MALEVIL (1980)

Un film post-apocalyptique tiré d'un roman de Robert Merle, d'autant plus inquiétant qu'il est sobre et réaliste

MALEVIL

1980 – FRANCE

Réalisé par Christian de Chalonge

Avec Jacques Villeret, Jean-Louis Trintignant, Jacques Dutronc, Michel Serrault, Robert Dhéry, Hanns Zischler

THEMA FUTUR I CATASTROPHES

S’appuyant librement sur un roman écrit en 1972 par Robert Merle, Christian de Chalonge nous propose avec Malevil une vision très personnelle de ce que pourrait être le monde rural après l’apocalypse. Très réaliste, évacuant tout glamour et tout héroïsme archétypal, le film prend place dans un petit village français digne d’une image d’Epinal. Emmanuel (Michel Serrault), le maire, discute plans d’urbanisation, distribution de courrier et dégustation de vin avec six hommes et une vieille femme réunis dans sa cave. Soudain une gigantesque explosion retentit au-dehors, suivie d’une immense vague de chaleur. Lorsqu’ils osent enfin mettre le nez dehors, tous les sept réalisent que le village s’est mué en amas de ruines fumantes. Tous les habitants et une bonne partie des animaux sont morts calcinés. Au cours des jours suivants, la survie commence à s’organiser. Tandis que Momo (Jacques Villeret), un attardé de 32 ans, ramène parmi leur petit groupe Evelyne (Pénélope Palmer), une jeune fille réfugiée dans une grotte devenue aveugle suite à l’éclair mystérieux, l’électricien Colin (Jacques Dutronc) essaie de fabriquer un émetteur afin de communiquer avec d’éventuels autres survivants.

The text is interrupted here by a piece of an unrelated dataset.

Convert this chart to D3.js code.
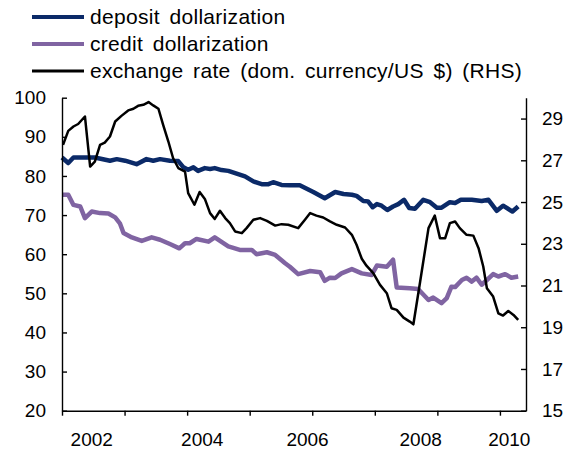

Un dilemme moral commence à se poser lorsque des affamés viennent piller leur champ de blé. Pour sauvegarder leurs vivres, nos rescapés abattent trois de ces indésirables. Ont-ils eu raison ? N’ont-ils pas agi à la manière des naufragés sur un radeau qui coupent les mains de ceux qui veulent monter à bord avec eux ? Un jour, ils découvrent que non loin d’eux, dans un train abandonné au fond d’un tunnel, une autre communauté existe, dirigée d’une poigne de fer par Fulbert (Jean-Louis Trintignant), surnommé « le directeur ». Cette microsociété n’a pas grand rapport avec la leur, d’autant que l’autorité semble tout y régir et que les femmes sont obligées de s’accoupler avec les hommes pour procréer et repeupler la planète. Ce qui devait arriver arrive : les deux clans s’affrontent et s’entretuent, en un terrible constat de l’indécrottable stupidité de la nature humaine. 

L'apocalypse vue depuis la campagne française

Malevil présente ainsi l’originalité de nous montrer le point de vue des gens simples sur un cataclysme planétaire, de nous décrire un futur hyper-réaliste et terriblement familier, de nous laisser envisager une apocalypse ô combien plausible (jamais le mot nucléaire n’est d’ailleurs prononcé, et la véritable nature de la catastrophe demeure indéterminée, tout comme dans le livre qui se contente d’évoquer « l’événement »). La mise en scène, tirant son efficacité de sa simplicité, sait ménager de la place pour que l’atmosphère s’installe et pour que les comédiens – tous excellents – s’expriment librement. La musique de Gabriel Yared y est rare et discrète, et le vent sature bien souvent la bande son. Lorsque s’installe enfin un retour au calme, une intrusion brutale et inattendue du modernisme vient violer ce cadre naturel atemporel, brisant net la liberté symbolisée par un cheval galopant seul sur une étendue déserte, et laissant Malevil s’achever sur une note amère et désillusionnée. Malgré les qualités du film, Robert Merle n’y retrouva pas l’esprit de son roman et demanda le retrait de son nom au générique, lequel se contente donc de mentionner : « d’après un roman publié aux éditions Gallimard ».